Return the lines below exactly, from the first line to the line that contains "(16,5) rectangle (862,1038);". Leave out pictures.

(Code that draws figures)
BEGIN

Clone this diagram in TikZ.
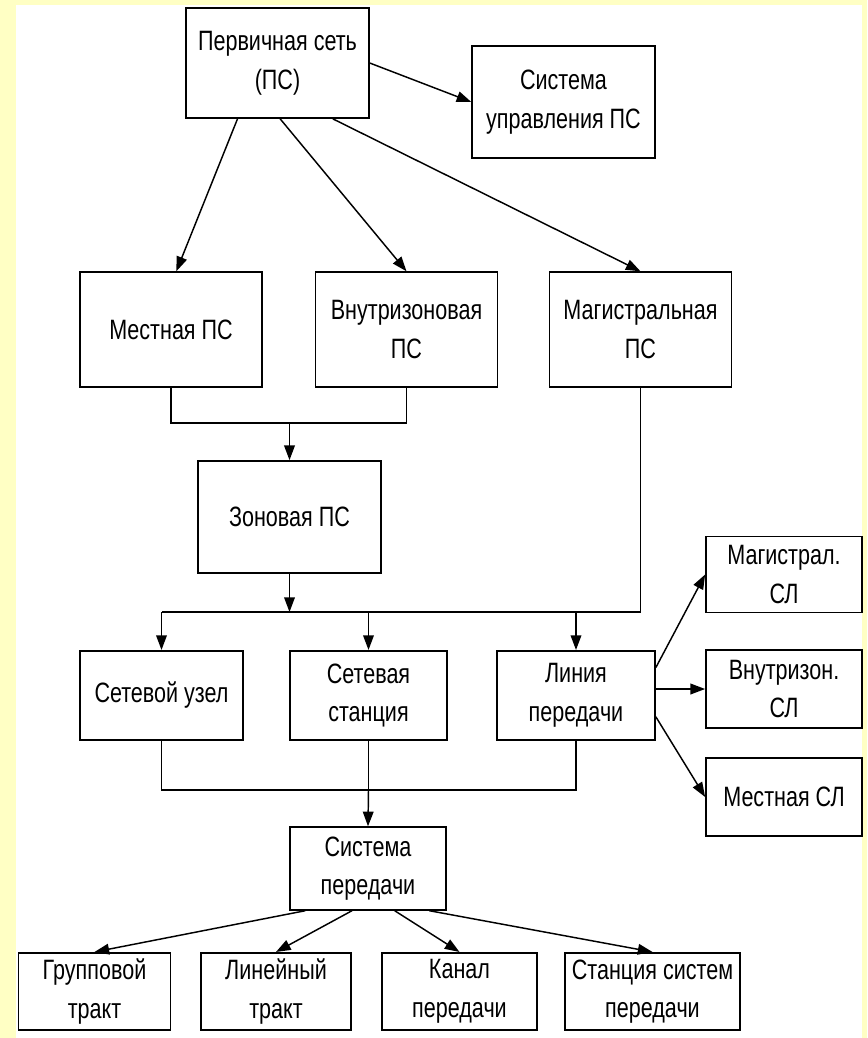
\documentclass[tikz,border=0pt]{standalone}
\usepackage{fontspec}
\setmainfont[FakeStretch=0.77]{Liberation Sans}
\usetikzlibrary{arrows.meta}
\definecolor{bgyellow}{RGB}{255,255,196}
\begin{document}
\begin{tikzpicture}[
        x=0.75pt, y=-0.75pt,
        every node/.style={font=\fontsize{21}{29}\selectfont},
        box/.style 2 args={rectangle, draw=black, line width=1.3pt, fill=white, align=center, inner sep=0pt, minimum width=#1, minimum height=#2},
        arrow/.style={line width=1.1pt, -{Triangle[length=11pt,width=8pt]}},
        line/.style={line width=1.1pt}
    ]
        \fill[bgyellow] (0,0) rectangle (867,1038);
        \fill[white] (16,5) rectangle (862,1038);

        \node[box={137pt}{82.5pt}] (ps) at (277.5,63) {Первичная сеть\\(ПС)};
        \node[box={137pt}{84pt}] (upr) at (563.5,102) {Система\\управления ПС};
        \node[box={136.5pt}{86pt}] (mest) at (171,329.5) {Местная ПС};
        \node[box={136.5pt}{86pt}] (vnutr) at (406.5,329.5) {Внутризоновая\\ПС};
        \node[box={136.5pt}{86pt}] (magistr) at (640.5,329.5) {Магистральная\\ПС};
        \node[box={137pt}{84pt}] (zon) at (289.5,517) {Зоновая ПС};
        \node[box={122pt}{67pt}] (uzel) at (161.5,695.5) {Сетевой узел};
        \node[box={118pt}{67pt}] (stanc) at (368.5,695.5) {Сетевая\\станция};
        \node[box={118.5pt}{67pt}] (linia) at (576,695.5) {Линия\\передачи};
        \node[box={117pt}{57pt}] (magsl) at (784,574.5) {Магистрал.\\СЛ};
        \node[box={117pt}{59pt}] (vnsl) at (784,689) {Внутризон.\\СЛ};
        \node[box={117pt}{58pt}] (mestsl) at (784,797) {Местная СЛ};
        \node[box={117pt}{62pt}] (sp) at (368,868.5) {Система\\передачи};
        \node[box={114pt}{58pt}] (grup) at (94.5,991.5) {Групповой\\тракт};
        \node[box={113pt}{58pt}] (lin) at (276,991.5) {Линейный\\тракт};
        \node[box={116pt}{58pt}] (kanal) at (459.5,991.5) {Канал\\передачи};
        \node[box={131pt}{58pt}] (stsp) at (652.5,991.5) {Станция систем\\передачи};

        \coordinate (j1) at (289.5,423);
        \coordinate (j2) at (289.5,612);
        \coordinate (j3) at (368.5,790);

        \draw[arrow] (ps.east) -- (upr.west);
        \draw[arrow] ([xshift=-30pt]ps.south) -- ([xshift=4pt]mest.north);
        \draw[arrow] ([xshift=2pt]ps.south) -- (vnutr.north);
        \draw[arrow] ([xshift=41.5pt]ps.south) -- (magistr.north);

        \draw[line] (mest.south) |- (j1) -| (vnutr.south);
        \draw[arrow] (j1) -- (zon.north);
        \draw[arrow] (zon.south) -- (j2);
        \draw[line] (magistr.south) |- (uzel.north |- j2);
        \draw[arrow] (uzel.north |- j2) -- (uzel.north);
        \draw[arrow] (stanc.north |- j2) -- (stanc.north);
        \draw[arrow] (linia.north |- j2) -- (linia.north);

        \draw[line] (uzel.south) |- (j3) -| (linia.south);
        \draw[line] (stanc.south) -- (j3);
        \draw[arrow] (j3) -- (sp.north);

        \draw[arrow] ([yshift=21pt]linia.east) -- (magsl.west);
        \draw[arrow] (linia.east |- vnsl.west) -- (vnsl.west);
        \draw[arrow] ([yshift=-16pt]linia.east) -- (mestsl.west);

        \draw[arrow] ([xshift=-47pt]sp.south) -- (grup.north);
        \draw[arrow] ([xshift=-12pt]sp.south) -- (lin.north);
        \draw[arrow] ([xshift=20pt]sp.south) -- (kanal.north);
        \draw[arrow] ([xshift=46pt]sp.south) -- (stsp.north);
    \end{tikzpicture}
\end{document}
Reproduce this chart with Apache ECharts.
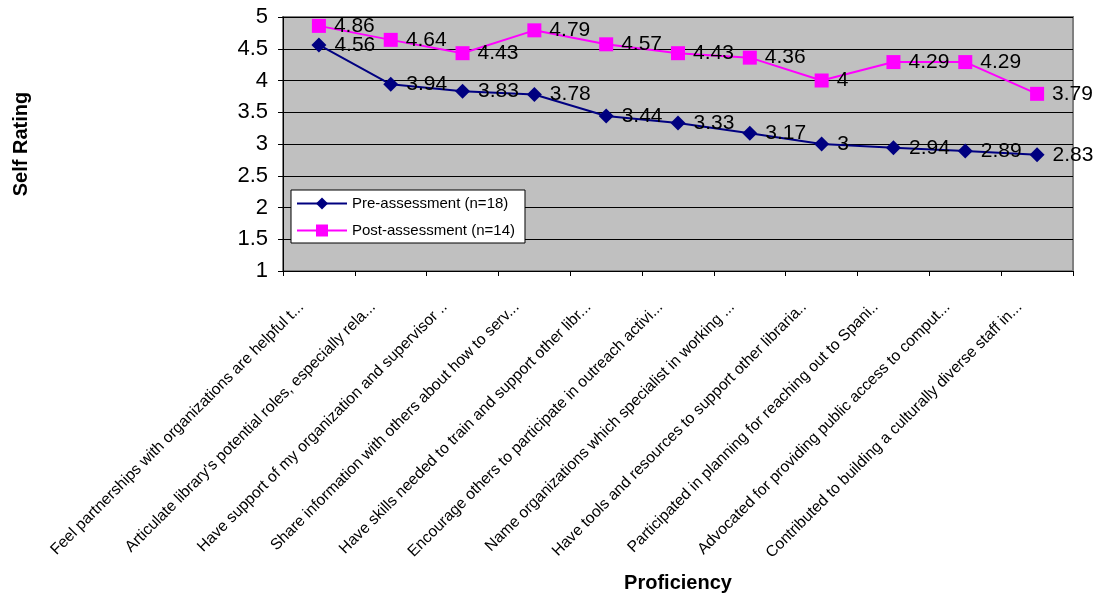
<!DOCTYPE html>
<html><head><meta charset="utf-8">
<script src="https://cdn.jsdelivr.net/npm/echarts@6/dist/echarts.min.js"></script>
<style>html,body{margin:0;padding:0;background:#fff}#c{width:1097px;height:597px}</style>
</head><body><div id="c"></div>
<script>
var categories = [
  "Feel partnerships with organizations are helpful t...",
  "Articulate library's potential roles, especially rela...",
  "Have support of my organization and supervisor ..",
  "Share information with others about how to serv...",
  "Have skills needed to train and support other libr...",
  "Encourage others to participate in outreach activi...",
  "Name organizations which specialist in working ...",
  "Have tools and resources to support other libraria..",
  "Participated in planning for reaching out to Spani..",
  "Advocated for providing public access to comput...",
  "Contributed to building a culturally diverse staff in..."
];
var preValues = [4.56, 3.94, 3.83, 3.78, 3.44, 3.33, 3.17, 3, 2.94, 2.89, 2.83];
var postValues = [4.86, 4.64, 4.43, 4.79, 4.57, 4.43, 4.36, 4, 4.29, 4.29, 3.79];
var yTicks = [1, 1.5, 2, 2.5, 3, 3.5, 4, 4.5, 5];

var F = 'Arial, "Liberation Sans", sans-serif';
var chart = echarts.init(document.getElementById('c'), null, {renderer: 'canvas'});
chart.setOption({
  animation: false,
  textStyle: {fontFamily: F},
  grid: {left: 283, right: 24, top: 17, bottom: 326, show: true,
         backgroundColor: '#C0C0C0', borderColor: '#808080', borderWidth: 2},
  legend: {
    orient: 'vertical', left: 291, top: 190,
    backgroundColor: '#fff', borderColor: '#000', borderWidth: 1,
    padding: [6, 10, 5, 5], itemGap: 12, itemWidth: 50, itemHeight: 15,
    textStyle: {fontSize: 15, color: '#000', fontFamily: F},
    data: ['Pre-assessment (n=18)', 'Post-assessment (n=14)']
  },
  xAxis: {
    type: 'category', data: categories, boundaryGap: true,
    name: 'Proficiency', nameLocation: 'middle', nameGap: 302,
    nameTextStyle: {fontSize: 20, fontWeight: 'bold', color: '#000', fontFamily: F},
    axisLine: {lineStyle: {color: '#000', width: 1}},
    axisTick: {show: true, length: 5, alignWithLabel: false, lineStyle: {color: '#000'}},
    axisLabel: {rotate: 45, fontSize: 15.7, color: '#000', margin: 16, fontFamily: F, interval: 0,
                padding: [0, 25, 0, 0]},
    splitLine: {show: false}
  },
  yAxis: {
    type: 'value', min: 1, max: 5, interval: 0.5,
    name: 'Self Rating', nameLocation: 'middle', nameGap: 252, nameRotate: 90,
    nameTextStyle: {fontSize: 20, fontWeight: 'bold', color: '#000', fontFamily: F},
    axisLine: {show: true, lineStyle: {color: '#000', width: 1}},
    axisTick: {show: true, length: 5, lineStyle: {color: '#000'}},
    axisLabel: {fontSize: 22, color: '#000', margin: 15, fontFamily: F,
                formatter: function (v) { return String(v); }},
    splitLine: {show: true, lineStyle: {color: '#000', width: 1}}
  },
  series: [
    {
      name: 'Pre-assessment (n=18)', type: 'line', data: preValues,
      symbol: 'diamond', symbolSize: 15, showAllSymbol: true,
      lineStyle: {color: '#000080', width: 2}, itemStyle: {color: '#000080'},
      label: {show: true, position: 'right', distance: 8, fontSize: 21, color: '#000', fontFamily: F},
      z: 3
    },
    {
      name: 'Post-assessment (n=14)', type: 'line', data: postValues,
      symbol: 'rect', symbolSize: 14, showAllSymbol: true,
      lineStyle: {color: '#FF00FF', width: 2}, itemStyle: {color: '#FF00FF'},
      label: {show: true, position: 'right', distance: 8, fontSize: 21, color: '#000', fontFamily: F},
      z: 3
    }
  ]
});
</script></body></html>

END

**Reply:**
Clone this diagram in TikZ.
\documentclass[tikz,border=0pt]{standalone}
\usepackage{fontspec}
\setmainfont[FakeStretch=0.77]{Liberation Sans}
\usetikzlibrary{arrows.meta}
\definecolor{bgyellow}{RGB}{255,255,196}
\begin{document}
\begin{tikzpicture}[
        x=0.75pt, y=-0.75pt,
        every node/.style={font=\fontsize{21}{29}\selectfont},
        box/.style 2 args={rectangle, draw=black, line width=1.3pt, fill=white, align=center, inner sep=0pt, minimum width=#1, minimum height=#2},
        arrow/.style={line width=1.1pt, -{Triangle[length=11pt,width=8pt]}},
        line/.style={line width=1.1pt}
    ]
        \fill[bgyellow] (0,0) rectangle (867,1038);
        \fill[white] (16,5) rectangle (862,1038);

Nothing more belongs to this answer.